> **Provided data**:
--
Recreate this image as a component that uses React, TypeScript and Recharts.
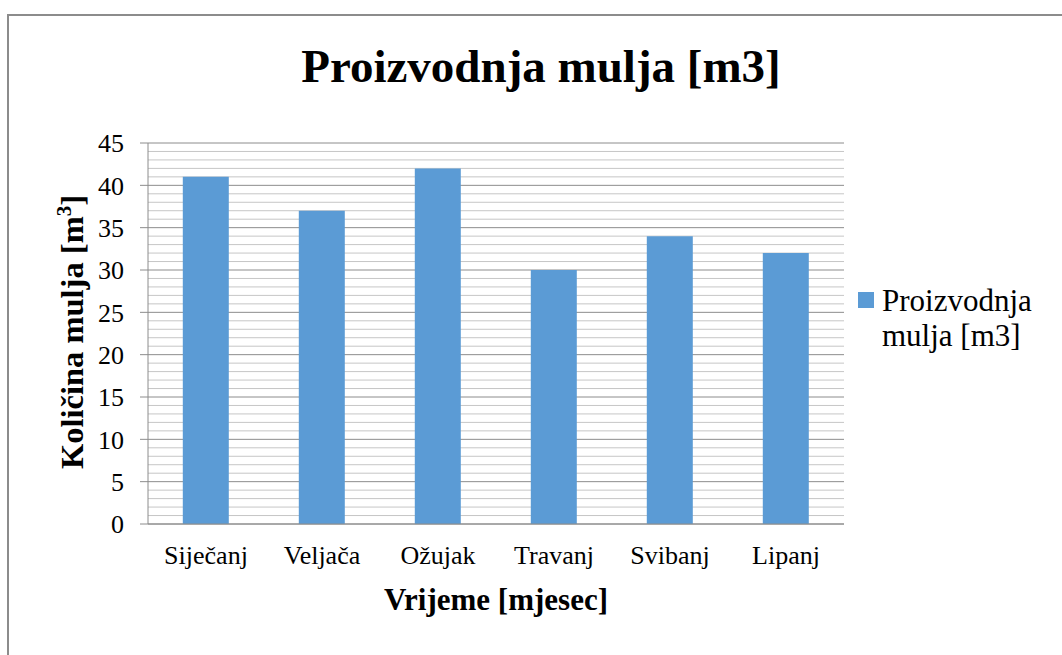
import { BarChart, Bar, XAxis, YAxis, CartesianGrid, Legend } from 'recharts'

const months = ['Siječanj', 'Veljača', 'Ožujak', 'Travanj', 'Svibanj', 'Lipanj']
const production = [41, 37, 42, 30, 34, 32]
const majorTicks = [0, 5, 10, 15, 20, 25, 30, 35, 40, 45]
const minorTicks = [
  1, 2, 3, 4, 6, 7, 8, 9, 11, 12, 13, 14, 16, 17, 18, 19, 21, 22, 23, 24,
  26, 27, 28, 29, 31, 32, 33, 34, 36, 37, 38, 39, 41, 42, 43, 44,
]
const seriesName = 'Proizvodnja mulja [m3]'

const data = months.map((m, i) => ({ month: m, value: production[i] }))

const FONT = '"Liberation Serif", "Times New Roman", serif'
const BLUE = '#5b9bd5'

const renderLegend = () => (
  <div style={{ display: 'flex', alignItems: 'flex-start' }}>
    <span style={{ width: 16, height: 16, background: BLUE, marginTop: 9, marginRight: 8, flexShrink: 0 }} />
    <span style={{ fontFamily: FONT, fontSize: 31, lineHeight: '35px', color: '#000', width: 165 }}>{seriesName}</span>
  </div>
)

export default function App() {
  return (
    <div style={{ position: 'absolute', left: 0, top: 0, width: 1062, height: 655, background: '#fff', overflow: 'hidden' }}>
      <div
        style={{
          position: 'absolute', left: 7, top: 14, width: 1100, height: 700,
          borderLeft: '2px solid #8c8c8c', borderTop: '2px solid #8c8c8c',
        }}
      />
      <div
        style={{
          position: 'absolute', left: 0, width: 1082, top: 38, textAlign: 'center',
          fontFamily: FONT, fontWeight: 'bold', fontSize: 47, lineHeight: '56px',
        }}
      >
        {seriesName}
      </div>
      <BarChart
        width={1062}
        height={655}
        data={data}
        margin={{ top: 143, right: 218, bottom: 71, left: 0 }}
        barCategoryGap="30%"
        style={{ position: 'absolute', left: 0, top: 0 }}
      >
        <CartesianGrid horizontalValues={minorTicks} vertical={false} stroke="#c6c6c6" strokeWidth={1} />
        <CartesianGrid horizontalValues={majorTicks} vertical={false} stroke="#8c8c8c" strokeWidth={1} />
        <XAxis
          dataKey="month"
          height={60}
          tickLine={false}
          axisLine={{ stroke: '#8c8c8c' }}
          tickSize={0}
          tickMargin={22}
          tick={{ fontSize: 26, fill: '#000', fontFamily: FONT }}
          interval={0}
        />
        <YAxis
          width={148}
          domain={[0, 45]}
          ticks={majorTicks}
          interval={0}
          tickSize={8}
          tickMargin={16}
          tickLine={{ stroke: '#8c8c8c' }}
          axisLine={{ stroke: '#8c8c8c' }}
          tick={{ fontSize: 26, fill: '#000', fontFamily: FONT }}
        />
        <Legend
          layout="horizontal"
          align="center"
          verticalAlign="middle"
          content={renderLegend}
          wrapperStyle={{ position: 'absolute', left: 858, top: 283, width: 200 }}
        />
        <Bar dataKey="value" name={seriesName} fill={BLUE} isAnimationActive={false} />
      </BarChart>
      <div
        style={{
          position: 'absolute', left: 296, width: 400, top: 582, textAlign: 'center',
          fontFamily: FONT, fontWeight: 'bold', fontSize: 31, lineHeight: '36px', whiteSpace: 'nowrap',
        }}
      >
        Vrijeme [mjesec]
      </div>
      <div style={{ position: 'absolute', left: 72, top: 332, width: 0, height: 0 }}>
        <div
          style={{
            position: 'absolute', left: 0, top: 0, transform: 'translate(-50%, -50%) rotate(-90deg)',
            fontFamily: FONT, fontWeight: 'bold', fontSize: 32.5, lineHeight: '36px', whiteSpace: 'nowrap',
          }}
        >
          Količina mulja [m<sup style={{ fontSize: 21, verticalAlign: 'super', lineHeight: 0 }}>3</sup>]
        </div>
      </div>
    </div>
  )
}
--
> **Given problem**: Set down the material above as is, without any pictures.

> **Problem solution**:
Recreate this image as a component that uses React, TypeScript and Recharts.
import { BarChart, Bar, XAxis, YAxis, CartesianGrid, Legend } from 'recharts'

const months = ['Siječanj', 'Veljača', 'Ožujak', 'Travanj', 'Svibanj', 'Lipanj']
const production = [41, 37, 42, 30, 34, 32]
const majorTicks = [0, 5, 10, 15, 20, 25, 30, 35, 40, 45]
const minorTicks = [
  1, 2, 3, 4, 6, 7, 8, 9, 11, 12, 13, 14, 16, 17, 18, 19, 21, 22, 23, 24,
  26, 27, 28, 29, 31, 32, 33, 34, 36, 37, 38, 39, 41, 42, 43, 44,
]
const seriesName = 'Proizvodnja mulja [m3]'

const data = months.map((m, i) => ({ month: m, value: production[i] }))

const FONT = '"Liberation Serif", "Times New Roman", serif'
const BLUE = '#5b9bd5'

const renderLegend = () => (
  <div style={{ display: 'flex', alignItems: 'flex-start' }}>
    <span style={{ width: 16, height: 16, background: BLUE, marginTop: 9, marginRight: 8, flexShrink: 0 }} />
    <span style={{ fontFamily: FONT, fontSize: 31, lineHeight: '35px', color: '#000', width: 165 }}>{seriesName}</span>
  </div>
)

export default function App() {
  return (
    <div style={{ position: 'absolute', left: 0, top: 0, width: 1062, height: 655, background: '#fff', overflow: 'hidden' }}>
      <div
        style={{
          position: 'absolute', left: 7, top: 14, width: 1100, height: 700,
          borderLeft: '2px solid #8c8c8c', borderTop: '2px solid #8c8c8c',
        }}
      />
      <div
        style={{
          position: 'absolute', left: 0, width: 1082, top: 38, textAlign: 'center',
          fontFamily: FONT, fontWeight: 'bold', fontSize: 47, lineHeight: '56px',
        }}
      >
        {seriesName}
      </div>
      <BarChart
        width={1062}
        height={655}
        data={data}
        margin={{ top: 143, right: 218, bottom: 71, left: 0 }}
        barCategoryGap="30%"
        style={{ position: 'absolute', left: 0, top: 0 }}
      >
        <CartesianGrid horizontalValues={minorTicks} vertical={false} stroke="#c6c6c6" strokeWidth={1} />
        <CartesianGrid horizontalValues={majorTicks} vertical={false} stroke="#8c8c8c" strokeWidth={1} />
        <XAxis
          dataKey="month"
          height={60}
          tickLine={false}
          axisLine={{ stroke: '#8c8c8c' }}
          tickSize={0}
          tickMargin={22}
          tick={{ fontSize: 26, fill: '#000', fontFamily: FONT }}
          interval={0}
        />
        <YAxis
          width={148}
          domain={[0, 45]}
          ticks={majorTicks}
          interval={0}
          tickSize={8}
          tickMargin={16}
          tickLine={{ stroke: '#8c8c8c' }}
          axisLine={{ stroke: '#8c8c8c' }}
          tick={{ fontSize: 26, fill: '#000', fontFamily: FONT }}
        />
        <Legend
          layout="horizontal"
          align="center"
          verticalAlign="middle"
          content={renderLegend}
          wrapperStyle={{ position: 'absolute', left: 858, top: 283, width: 200 }}
        />
        <Bar dataKey="value" name={seriesName} fill={BLUE} isAnimationActive={false} />
      </BarChart>
      <div
        style={{
          position: 'absolute', left: 296, width: 400, top: 582, textAlign: 'center',
          fontFamily: FONT, fontWeight: 'bold', fontSize: 31, lineHeight: '36px', whiteSpace: 'nowrap',
        }}
      >
        Vrijeme [mjesec]
      </div>
      <div style={{ position: 'absolute', left: 72, top: 332, width: 0, height: 0 }}>
        <div
          style={{
            position: 'absolute', left: 0, top: 0, transform: 'translate(-50%, -50%) rotate(-90deg)',
            fontFamily: FONT, fontWeight: 'bold', fontSize: 32.5, lineHeight: '36px', whiteSpace: 'nowrap',
          }}
        >
          Količina mulja [m<sup style={{ fontSize: 21, verticalAlign: 'super', lineHeight: 0 }}>3</sup>]
        </div>
      </div>
    </div>
  )
}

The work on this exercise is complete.